Lord Christopher Patten, the Chancellor of Oxford University, has branded Donald Trump’s election as President “an existential threat” in an article published on Project Syndicate.
In the article, titled “Will Trump Bring Down the West?”, the former EU commissioner claims that Trump’s Presidency threatens the “entire system” of global order, which has been built in the West.
He states, “If Trump does in office what he promised to do during his crude and mendacious campaign, he could wreck a highly sophisticated creation, one that took several decades to develop and has benefited billions of people. Those of us who, like Americans, have gained from it must fight for it while it still breathes.”
“A Trump presidency also poses something of an existential threat. His derogatory comments about marginalized groups – including Muslims, Mexicans, women, and people with disabilities – imperil the values that are fundamental to America’s identity and place in the world, and that bind the countries of the West together.”
Patten praises Merkel’s response to Trump’s election and her recognition of “how quickly the collapse of US leadership could bring about the end of the post-1945 global order”.
He continues, “Like Merkel, we should all speak up for all that the West has stood for, and all that it has achieved. We must condemn any move by Trump to shirk the rule of law and the norms of a free society. We must argue the case for free trade, which has brought far-reaching benefits to humanity. And we must fight to uphold the nuclear deal with Iran and nuclear non-proliferation around the world.”
“The idea of “the West” is one of America’s finest achievements (though many other countries have also contributed).
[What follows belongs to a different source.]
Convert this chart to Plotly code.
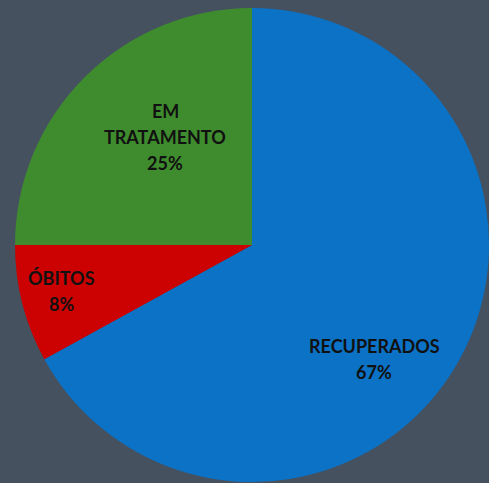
import plotly.graph_objects as go

# dados do gráfico
categorias = ["RECUPERADOS", "ÓBITOS", "EM TRATAMENTO"]
rotulos = ["RECUPERADOS", "ÓBITOS", "EM<br>TRATAMENTO"]
valores = [67, 8, 25]
cores = ["#0b72c6", "#cc0202", "#3f8c2e"]

W, H = 489, 483

fig = go.Figure(go.Pie(
    labels=categorias,
    values=valores,
    sort=False,
    direction="clockwise",
    rotation=0,
    marker=dict(colors=cores, line=dict(width=0)),
    textinfo="none",
    hoverinfo="label+percent",
    showlegend=False,
    domain=dict(x=[15 / W, 1.0], y=[1 / H, 475 / H]),
))

# posição (px) do centro de cada bloco de rótulo
pos_rotulos = {
    "RECUPERADOS": (374, 346),
    "ÓBITOS": (61, 278),
    "EM TRATAMENTO": (165, 111),
}
passo = 26

anotacoes = []
total = sum(valores)
for cat, rot, v in zip(categorias, rotulos, valores):
    x0, y0 = pos_rotulos[cat]
    linhas = rot.split("<br>") + [f"{round(100 * v / total)}%"]
    for i, linha in enumerate(linhas):
        anotacoes.append(dict(
            text=f"<b>{linha}</b>",
            x=x0 / W,
            y=1 - (y0 + i * passo) / H,
            xref="paper", yref="paper",
            xanchor="center", yanchor="middle",
            showarrow=False,
            font=dict(family="Lato", size=18, color="#111111"),
        ))

fig.update_layout(
    width=W,
    height=H,
    margin=dict(l=0, r=0, t=0, b=0),
    paper_bgcolor="#45515f",
    plot_bgcolor="#45515f",
    annotations=anotacoes,
)

# tira a margem padrão do <body> para o gráfico ocupar a janela toda
fig.write_html(
    "out.html",
    config={"displayModeBar": False},
    post_script="document.body.style.margin='0';",
)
It would be a true disaster for the world if America, in an act of self-destructive decadence, tossed this noble, practical, and inspiring creation into the dustbin of history.”
Patten condemns the “dangerous policy” and “highly destabilizing” stance that Trump could pursue in backing away from America’s security arrangements with countries like Japan and South Korea, as well as with NATO.
He describes Trump’s stated approach to climate change as “problematic” and stresses the need “to reiterate our commitment to stand firm against Russian adventurism in Eastern and Central Europe”.
In addition, he discusses Trump’s economic policy, taking issue with his promise to “advance trade protectionism” which he argues is not the solution to the rising income equality which has “economically marooned” the American working class.
The office for the Vice Chancellor Louise Richardson has told Cherwell that she will not be issuing a formal statement about Trump’s election as President.
Oxford University has been contacted for comment.